In many of Araújo’s works, variously colored shapes intersect and collapse into each other, ultimately creating altogether new forms. He pushed the bounds between painting and sculpture, making shaped canvases from wood that were wall-mounted as well as ones that were freestanding.
“His work encompasses so many things,” Shainman said. “I just have such a total fascination with it. There’s an energy that the pieces have when you look at them. It almost brings you energy—it’s bigger than the thing is. The more you spend time with them, the more they reveal themselves. They’re both simple and super complex simultaneously, so there’s that tension.”
The exhibition at Jack Shainman Gallery in the fall will survey much of Araújo’s career, with pieces from as early as the 1970s up to 2021. They range from a large circular sculpture in mostly black with pops of red (Redondo e raio vermelho, 2017) to an untitled 2017 work that features multiple red and gray shapes passing back and forth through each other.
“Many of the works were spoken about and chosen with him before he passed,” Shainman said, noting that the gallery had begun to ship some to New York. “Honestly, I chose works that were my favorite.
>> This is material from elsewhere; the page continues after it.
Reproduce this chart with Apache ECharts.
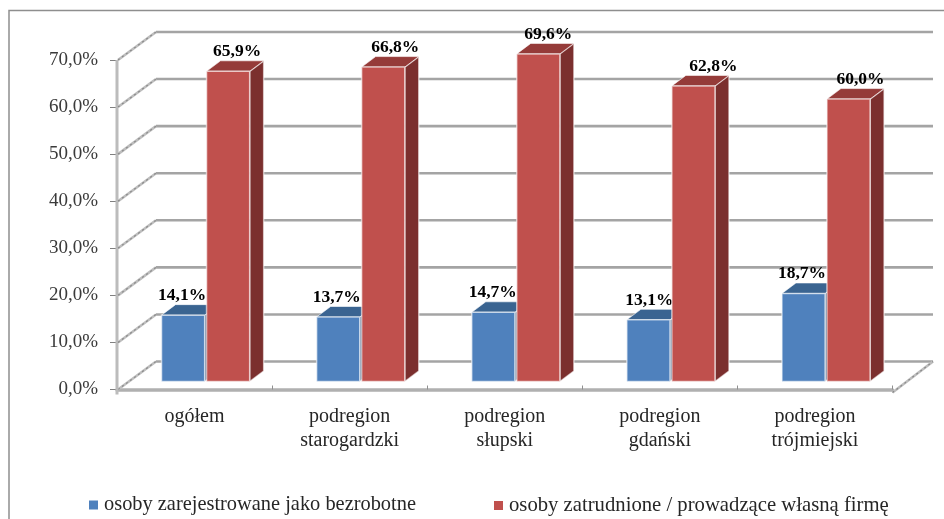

The estate gave us carte blanche, and we will be showing top-notch works.”
Araújo was also an influential teacher and the founder of the Oscar Niemeyer–designed Museu Afro Brasil, in Ibirapuera Park, not far from São Paulo’s famed Biennale Pavilion. The museum’s collection of more than 6,000 objects ranges from painting and sculpture to ceramics and engravings to historical documents and photographs, all showing the impact of Black people on Brazilian society.
“He was a mentor to so many young artists,” Shainman added. “He put the money up and bought their work—talk about creating a support system. That was a huge part of his identity.”
Prior to founding the museum, Araújo served as director of the Museu de Arte da Bahia (1981–83), director of the Pinacoteca do Estado de São Paulo (1992–2002), and Municipal Secretary of Culture for São Paulo (2005). He was the subject of a midcareer retrospective in 2007 at the Instituto Tomie Ohtake in São Paulo and a survey in 2018 at the Museu de Arte de São Paulo (MASP) as part of the museum’s “Histórias afro-atlânticas” program.
Outside his home country, Araújo is not as widely known, though his work is in the collections of major international institutions, including the Los Angeles County Museum of Art, the Art Institute of Chicago, the Museum of Fine Arts Boston, Tate Modern in London, and the Museum of Sydney. Part of the gallery’s charge with the new representation is to bring Araújo’s art and contributions to a wider audience.
“I’ve always loved introducing something into the arena that’s not really known or not thought about,” Shainman said. “Emanoel had a whole career in Brazil, so although his work isn’t really known here, it is bringing something in on such a high level. In some ways he got overlooked because he was doing so many other things in addition to making his art.”